• **Charts and diagrams as code**:
================

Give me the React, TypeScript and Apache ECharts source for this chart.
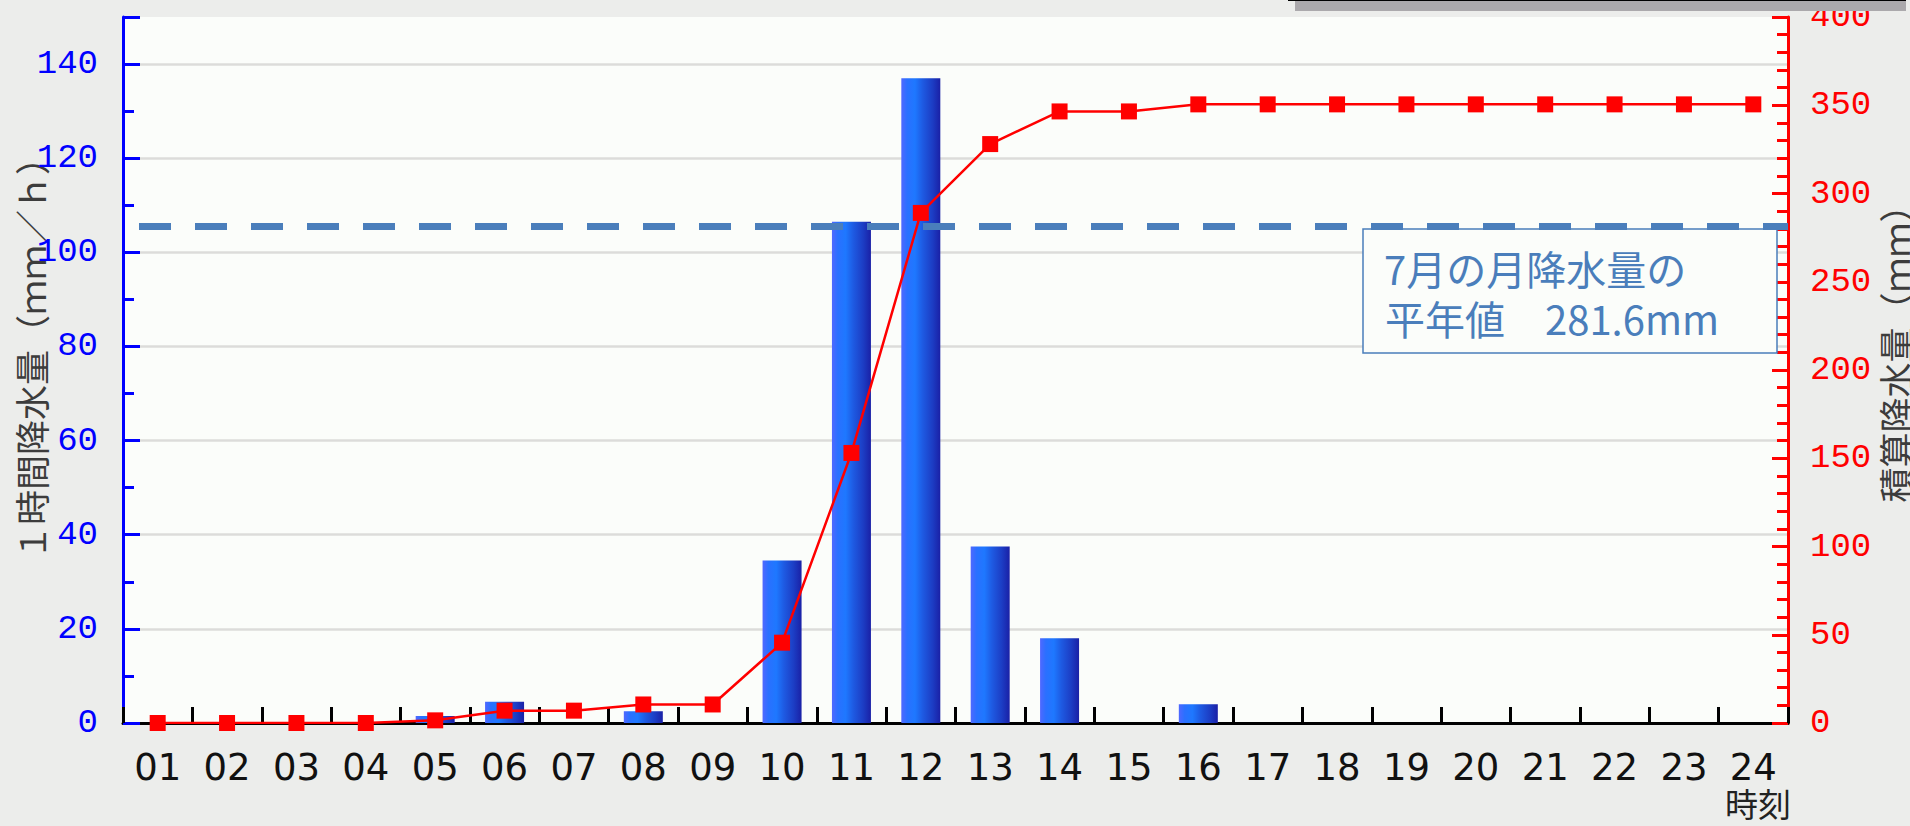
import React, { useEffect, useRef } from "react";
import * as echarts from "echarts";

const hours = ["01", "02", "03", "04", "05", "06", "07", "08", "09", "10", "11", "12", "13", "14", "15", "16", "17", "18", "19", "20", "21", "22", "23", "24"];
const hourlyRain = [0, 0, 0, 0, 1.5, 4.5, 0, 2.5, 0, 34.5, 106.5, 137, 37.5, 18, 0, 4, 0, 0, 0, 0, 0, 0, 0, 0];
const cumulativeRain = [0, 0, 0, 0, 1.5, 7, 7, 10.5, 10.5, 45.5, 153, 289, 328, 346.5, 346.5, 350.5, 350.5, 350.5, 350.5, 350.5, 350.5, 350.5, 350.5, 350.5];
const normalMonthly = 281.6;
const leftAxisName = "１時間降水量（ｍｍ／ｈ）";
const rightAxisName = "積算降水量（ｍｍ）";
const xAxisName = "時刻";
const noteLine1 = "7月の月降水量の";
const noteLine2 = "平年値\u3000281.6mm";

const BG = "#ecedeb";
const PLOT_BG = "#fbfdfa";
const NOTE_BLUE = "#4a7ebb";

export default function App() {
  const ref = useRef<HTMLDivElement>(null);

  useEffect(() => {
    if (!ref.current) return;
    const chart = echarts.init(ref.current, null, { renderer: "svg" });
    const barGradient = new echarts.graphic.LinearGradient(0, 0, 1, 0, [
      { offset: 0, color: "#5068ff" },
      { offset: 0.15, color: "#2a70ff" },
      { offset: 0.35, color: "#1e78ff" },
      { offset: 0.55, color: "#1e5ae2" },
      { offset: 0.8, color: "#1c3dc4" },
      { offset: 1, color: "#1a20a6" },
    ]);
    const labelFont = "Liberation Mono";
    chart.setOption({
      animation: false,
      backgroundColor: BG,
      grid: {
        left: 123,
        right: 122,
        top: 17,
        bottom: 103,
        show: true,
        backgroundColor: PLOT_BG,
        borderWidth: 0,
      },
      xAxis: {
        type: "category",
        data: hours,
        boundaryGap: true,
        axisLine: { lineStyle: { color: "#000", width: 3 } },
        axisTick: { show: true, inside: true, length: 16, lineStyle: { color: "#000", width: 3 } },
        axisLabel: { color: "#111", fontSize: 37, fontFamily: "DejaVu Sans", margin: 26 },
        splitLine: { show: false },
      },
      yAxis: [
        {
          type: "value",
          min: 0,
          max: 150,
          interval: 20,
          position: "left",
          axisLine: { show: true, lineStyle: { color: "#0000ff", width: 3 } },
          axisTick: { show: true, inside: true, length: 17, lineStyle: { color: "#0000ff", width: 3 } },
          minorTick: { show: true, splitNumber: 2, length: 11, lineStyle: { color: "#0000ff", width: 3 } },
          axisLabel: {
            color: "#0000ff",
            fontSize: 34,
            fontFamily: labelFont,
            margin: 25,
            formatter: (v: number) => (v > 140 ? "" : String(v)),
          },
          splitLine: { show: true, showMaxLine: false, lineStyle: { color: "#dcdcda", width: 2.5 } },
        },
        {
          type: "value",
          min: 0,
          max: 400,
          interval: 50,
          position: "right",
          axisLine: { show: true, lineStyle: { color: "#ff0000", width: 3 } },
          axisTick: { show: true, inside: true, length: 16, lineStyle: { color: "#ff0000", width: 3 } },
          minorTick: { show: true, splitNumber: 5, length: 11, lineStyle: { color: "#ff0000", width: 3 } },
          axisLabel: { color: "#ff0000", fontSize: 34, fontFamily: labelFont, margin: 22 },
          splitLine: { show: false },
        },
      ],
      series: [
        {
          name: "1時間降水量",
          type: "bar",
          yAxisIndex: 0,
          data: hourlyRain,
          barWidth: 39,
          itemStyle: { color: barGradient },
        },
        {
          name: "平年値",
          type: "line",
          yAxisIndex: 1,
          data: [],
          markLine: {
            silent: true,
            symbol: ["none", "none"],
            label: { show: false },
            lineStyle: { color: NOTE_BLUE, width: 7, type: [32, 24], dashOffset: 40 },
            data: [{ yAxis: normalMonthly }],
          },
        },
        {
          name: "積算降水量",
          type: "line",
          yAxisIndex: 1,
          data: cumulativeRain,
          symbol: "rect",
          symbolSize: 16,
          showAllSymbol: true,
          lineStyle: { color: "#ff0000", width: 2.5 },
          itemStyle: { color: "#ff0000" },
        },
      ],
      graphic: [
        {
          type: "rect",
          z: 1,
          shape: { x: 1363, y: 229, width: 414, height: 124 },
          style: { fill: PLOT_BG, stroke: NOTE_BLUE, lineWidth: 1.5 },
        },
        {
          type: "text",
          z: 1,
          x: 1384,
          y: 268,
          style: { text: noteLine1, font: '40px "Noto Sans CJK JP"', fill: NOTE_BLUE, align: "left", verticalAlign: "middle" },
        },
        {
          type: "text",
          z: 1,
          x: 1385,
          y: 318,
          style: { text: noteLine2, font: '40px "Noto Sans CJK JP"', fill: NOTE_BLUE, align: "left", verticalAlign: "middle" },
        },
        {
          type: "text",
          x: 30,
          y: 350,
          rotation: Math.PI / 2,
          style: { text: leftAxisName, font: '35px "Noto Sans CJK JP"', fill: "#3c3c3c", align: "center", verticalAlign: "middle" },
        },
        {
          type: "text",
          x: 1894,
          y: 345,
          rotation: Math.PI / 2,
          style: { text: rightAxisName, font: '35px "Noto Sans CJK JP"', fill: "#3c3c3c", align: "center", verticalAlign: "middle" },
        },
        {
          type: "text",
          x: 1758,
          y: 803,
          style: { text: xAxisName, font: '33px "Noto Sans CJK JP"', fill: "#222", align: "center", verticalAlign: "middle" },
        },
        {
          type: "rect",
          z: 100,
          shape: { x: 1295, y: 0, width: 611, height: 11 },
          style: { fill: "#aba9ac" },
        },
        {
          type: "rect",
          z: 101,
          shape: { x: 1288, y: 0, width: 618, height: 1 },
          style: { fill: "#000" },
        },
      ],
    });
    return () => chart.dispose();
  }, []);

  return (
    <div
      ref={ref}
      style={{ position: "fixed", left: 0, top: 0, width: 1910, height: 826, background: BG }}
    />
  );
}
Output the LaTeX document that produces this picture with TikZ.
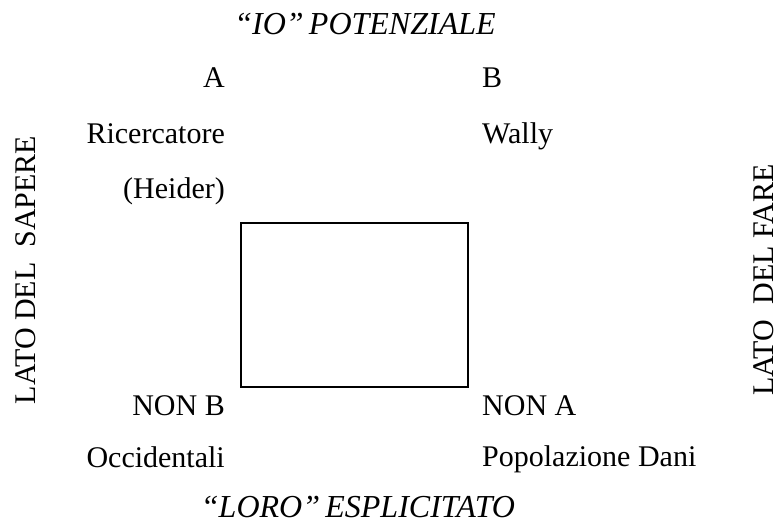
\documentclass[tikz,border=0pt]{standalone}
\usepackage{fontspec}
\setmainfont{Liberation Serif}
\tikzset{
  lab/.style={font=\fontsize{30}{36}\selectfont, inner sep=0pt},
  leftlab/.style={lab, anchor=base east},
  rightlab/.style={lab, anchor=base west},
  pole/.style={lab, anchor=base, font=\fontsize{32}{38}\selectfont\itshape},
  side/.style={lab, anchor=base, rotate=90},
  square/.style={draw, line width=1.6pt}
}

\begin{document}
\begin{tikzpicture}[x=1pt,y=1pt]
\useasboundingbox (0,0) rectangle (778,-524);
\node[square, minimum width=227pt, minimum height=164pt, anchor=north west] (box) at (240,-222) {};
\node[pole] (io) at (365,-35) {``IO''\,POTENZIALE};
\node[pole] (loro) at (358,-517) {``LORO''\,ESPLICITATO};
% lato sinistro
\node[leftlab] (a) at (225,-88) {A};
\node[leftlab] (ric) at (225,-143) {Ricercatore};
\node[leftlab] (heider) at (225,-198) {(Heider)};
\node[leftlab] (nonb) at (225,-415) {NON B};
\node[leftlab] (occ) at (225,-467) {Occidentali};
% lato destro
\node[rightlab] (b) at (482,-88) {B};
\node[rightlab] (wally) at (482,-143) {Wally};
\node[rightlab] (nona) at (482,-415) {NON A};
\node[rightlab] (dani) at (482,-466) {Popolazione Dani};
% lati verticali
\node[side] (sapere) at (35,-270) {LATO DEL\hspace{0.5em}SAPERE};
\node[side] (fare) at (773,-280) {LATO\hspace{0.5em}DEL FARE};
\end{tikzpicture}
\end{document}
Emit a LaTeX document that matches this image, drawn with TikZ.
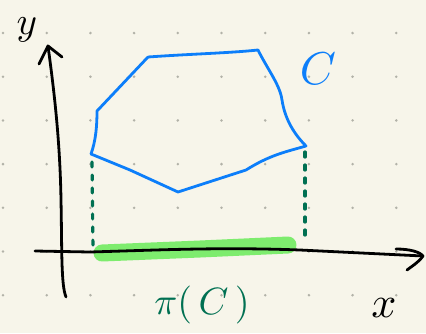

================

• **What to work on**:
Return the material line for line, from its beginning to the line that contains "import * as", with the pictures left out.

• **Right answer**:
Give me the React, TypeScript and Apache ECharts source for this chart.
import React, { useEffect, useRef } from "react";
import * as echarts from "echarts";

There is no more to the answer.